In Dan's opinion, they once had another life... but something happened to change things. He describes something catastrophic in the original timeline that needed to be avoided, with the avoidance of this event spinning off a whole new universe. Dan and Desmond now exist in a timeline that shouldn't really be, yet a timeline that was created out of necessity. Somehow, Daniel even knows that he's already set off the bomb.

Now, this isn't to say the LAX timeline still won't end up as the final timeline of the show. In fact, Desmond moving to correct not knowing Penny seems to indicate that it certainly might. Our LAX characters have fixed a hell of a lot of major problems in each of their centric episodes, and they may already be off the island to boot. Sticking around and finishing out their lives here might not be such a bad thing... if only they can slip out from under the thumb of those forces still manipulating them.

It's About Time Sayid Snapped Someone's Neck Again... That Hiatus Has Been Way Too Long

Not much else to say. It was interesting that he spared Zoe, but I guess someone needs to let Widmore know what happened.

Are The Stadiums Open 24/7 In Los Angeles? Because in NY They'd Toss You Out On Your Ass

The number of cool, touching scenes between Desmond and Penny are unfairly balancing the rest of the show's love interests. Watching his future-wife run her Tour De Stad, LAX_Desmond is fully and wholly converted, finishing the job that Charlie started.

Desmond faints, and his mind transitions unconsciously into the island timeline. Hopefully by now this shouldn't surprise anyone. What is surprising however, is that Desmond takes his memories with him.

Maybe it's his exposure to electromagnetic radiation - in both timelines - that allows this to happen. Maybe it's because he and Daniel act as each other's constants. Maybe it's just a plot point necessary to the last few episodes of the show. In the end, none of that matters. The only thing that's important is that island Desmond now seems to retain some or all of LAX_Desmond's knowledge.
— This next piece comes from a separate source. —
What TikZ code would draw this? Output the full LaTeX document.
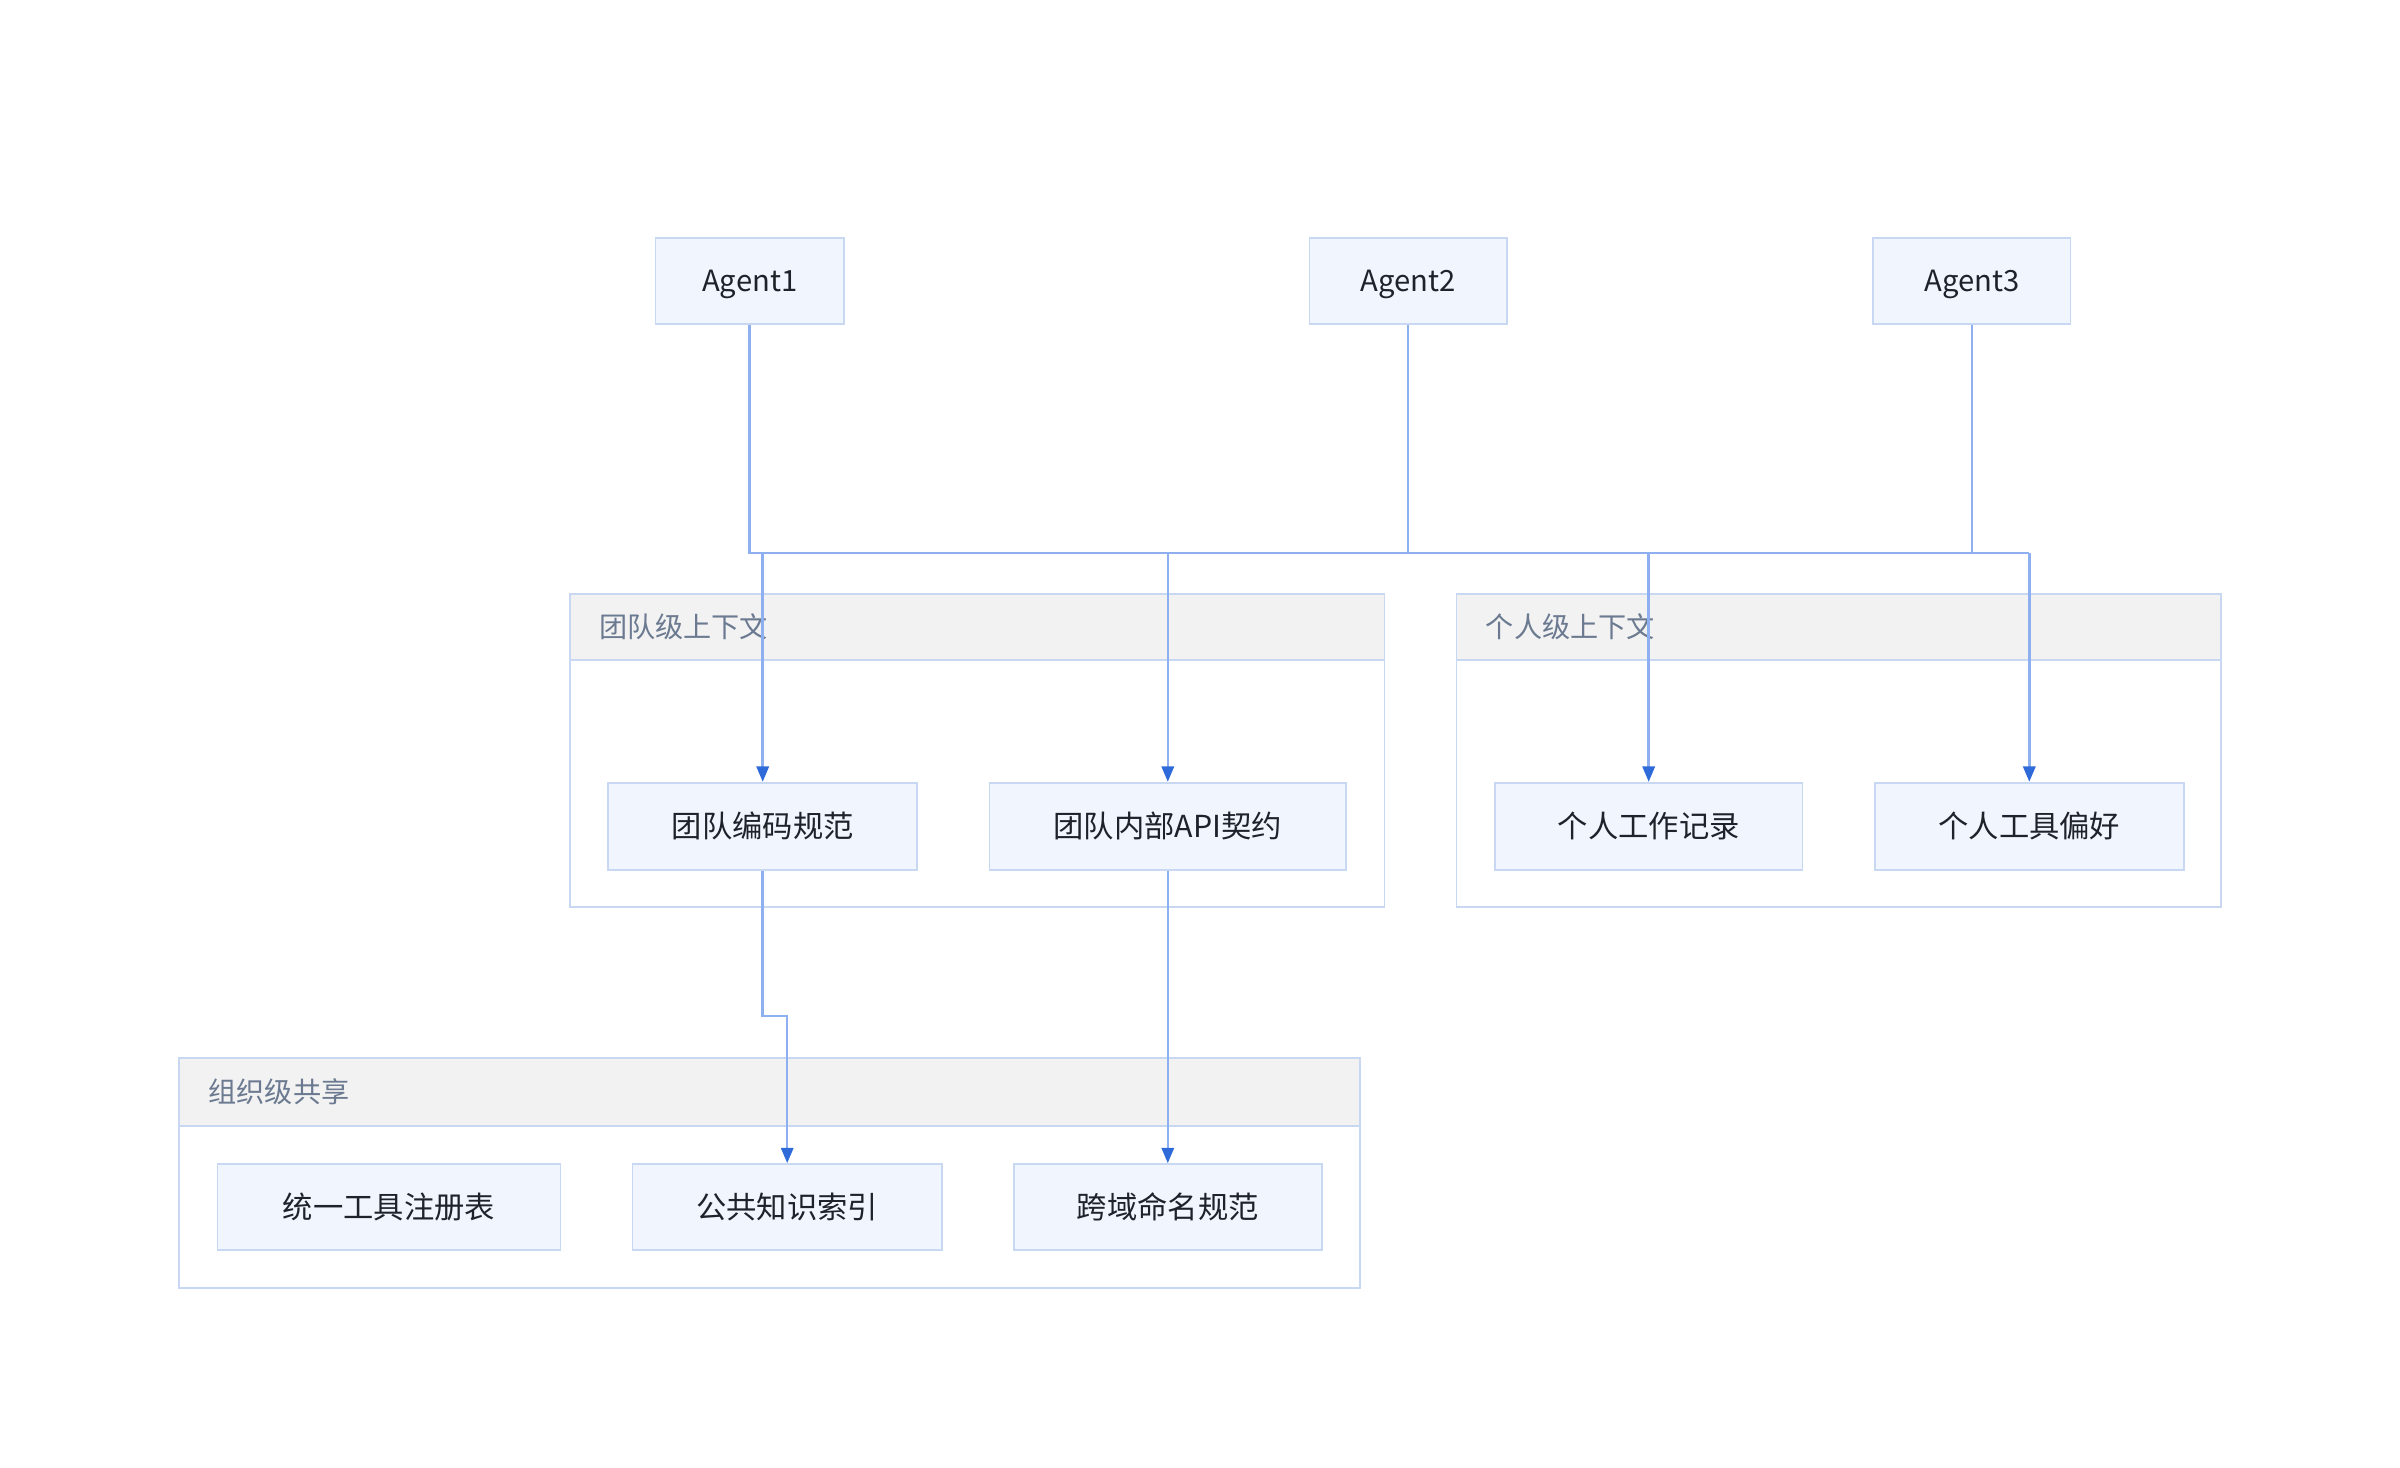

He's doing Widmore's bidding because he believes his assertion that everyone and everything will cease to exist should they fail. Yet at the same time, Desmond's smile betrays a whole lot of hope. The way he was grinning, it was almost as if he knew everything would be alright - whether it be in this life or the next.

Happily ever after, right? Sure. Except there's one thing that should still bother us: the sacrifice Widmore mentions Desmond must make. I've got a sinking feeling that sacrifice might just be his son, Charlie. If Des and Penny walk off into the LAX sunset, baby Charlie doesn't exist. Just like Widmore and Hawking, Desmond and Penny would have sacrificed a child to the island. Let's hope the writers and producers love Des as much as we do, so this doesn't have to happen.